Suspects, Convicts See Rights Recede

Recent Supreme Court decisions give police freer rein. Now, a case that may reduce death-row appeals.

In Hollywood and TV crime shows, the criminal justice system often seems set up to coddle crooks - presenting elaborate legal hurdles for police and prosecutors.

Yet such popular perceptions often now defy reality. For years, a quiet pattern of US Supreme Court criminal law decisions has given law-enforcement officials a stronger basis to act more aggressively without fear of illegality.

The shift is evident in a death-row case the high court agreed to hear last week. It deals with an area of law perhaps least familiar to the public - habeas corpus, the time-honored right of inmates to seek relief in federal court. But it also profoundly affects the area that often touches the average citizen - Fourth Amendment laws governing police in the search and seizure of property. To many observers, how a nation negotiates this realm of citizen's rights is symbolic of the overall civilizing tone and temper of a society.

By themselves, the recent Supreme Court rulings deal with technical issues that rarely make headlines: Is there a difference between the search of a car and the search of a house? (There is.) Can a house search for, say, illegal drugs, be extended by police into a search for stolen property. (Usually, no.) Can police racial bias in a street search of a car or a person be grounds for excluding evidence in court? (Not any more.)

Moreover, criminal law changes are shaped both by new rulings, and by the high court's refusal to take cases that would uphold the more liberal Warren court of the 1960s.

For example, the high court has not in the past half-decade upheld a single case allowing the exclusion of evidence in trial. Criminal defenses often hinge on how well police have followed the law in gathering evidence. "At a subterranean level, the foundation of the Warren court logic is being washed away," says Akhil Amar, a Yale University law professor. "We are moving from an emphasis on warrants and exclusion of evidence in court to a new standard of 'reasonableness' that gives police more latitude to investigate. The main idea is simple: Why should guilty people go free when the evidence shows they did it?"

Civil libertarians shudder at changes that give civil authorities more power without oversight. They also lament the loss of voices on the court like the late William Brennan, who felt civilization was judged by treatment of its outsiders, and who once said that those in "the netherworld of the prison" should not be accorded fewer basic rights than anyone else. None of the current justices has a criminal defense background.

"The court has taken so many teeth out of the Fourth Amendment that there aren't any teeth left," says David Cole, a law expert at Georgetown University here. "There's really no one on the court who feels sensitive to the claims of criminal defendants."

Yet other factors weigh heavily in the direction of the court.

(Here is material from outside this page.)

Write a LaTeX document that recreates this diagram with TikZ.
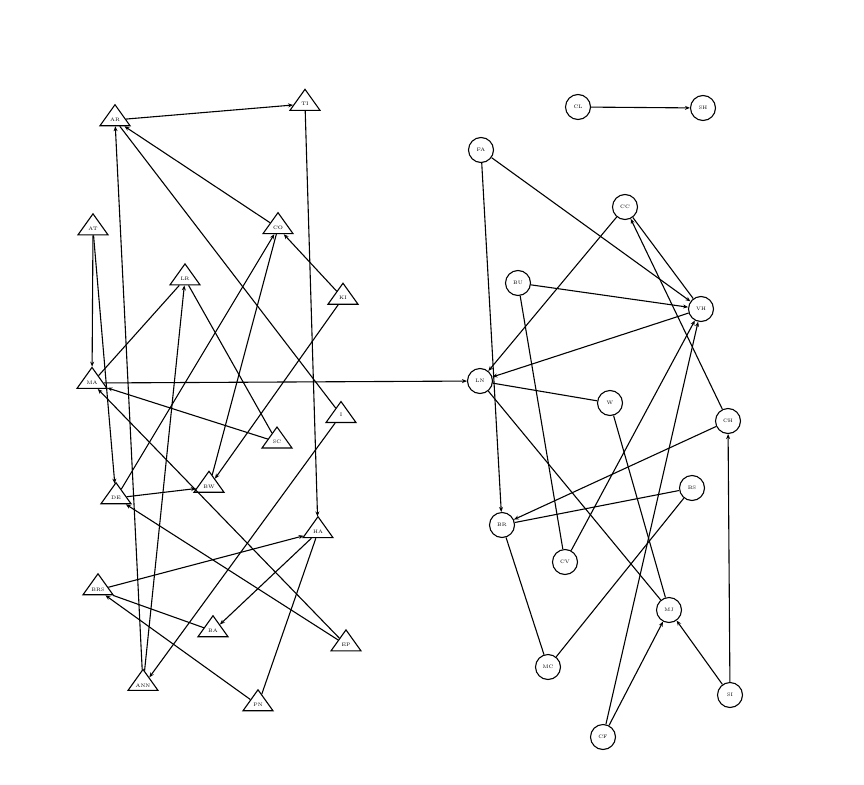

Clearly the mood of the nation has been toward tougher enforcement, the rights of crime victims, and against the Warren court's expansion of exclusion of evidence in the 1960s to crimes like rape, murder, and robbery.

That sentiment was strongly expressed in the 1996 Anti-Terrorism and Effective Death Penalty Act. It limited to one year the amount of time death-row prisoners could appeal their sentences and, most controversially, took away much of the power of federal courts to review prisoners' petitions.

How much that power has shifted will be tested by the Martinez-Villareal case coming before the Supreme Court this session. When he was sentenced to death in Arizona, Ramon Martinez-Villareal's lawyers were not allowed to claim incompetence for their client, a Mexican citizen who killed two people and has an IQ of 64. The state judge said the claim, which could reduce the sentence to life in prison, was premature.

Yet on the eve of his execution last May, prosecutors argued it was too late to hear Mr. Martinez-Villareal's claim of mental retardation - citing the 1996 death penalty act.

The Supreme Court will decide not just if Martinez-Villareal has a claim, but also whether Congress can pass a law that forces a state court to limit its ability to execute a prisoner, even if the inmate has not been given a traditional review of habeas corpus.

Part of Congress's motivation for passing the act was the premise that the justice system was "choked" with habeas petitions. But a Justice Department study released yesterday shows that the number of death-row petitions is lower than widely assumed. Only 21 percent of death-row inmates in state prisons (648) have active habeas petitions, representing 2 percent of all such claims in federal court. "The study shows what most of us knew all along," says a Justice Department source, "that talk of all these claims bogging down the courts is a joke."

Meanwhile, three high-court rulings in the past two years have expanded the rights of police to search cars. A 1996 ruling in the case of a traffic stop of two young blacks in a poor section of Washington eliminated nearly all legal hurdles to a search without a warrant. The court ruled that police may search someone if they have a "reasonable" excuse to suspect wrongdoing, or a "probable cause." How reasonableness will now be interpreted is a large question. "The public doesn't realize how scary and even dangerous some of these police searches are for ordinary, law-abiding blacks and minorities," says David Sklansky, a Fourth Amendment expert at the UCLA law school.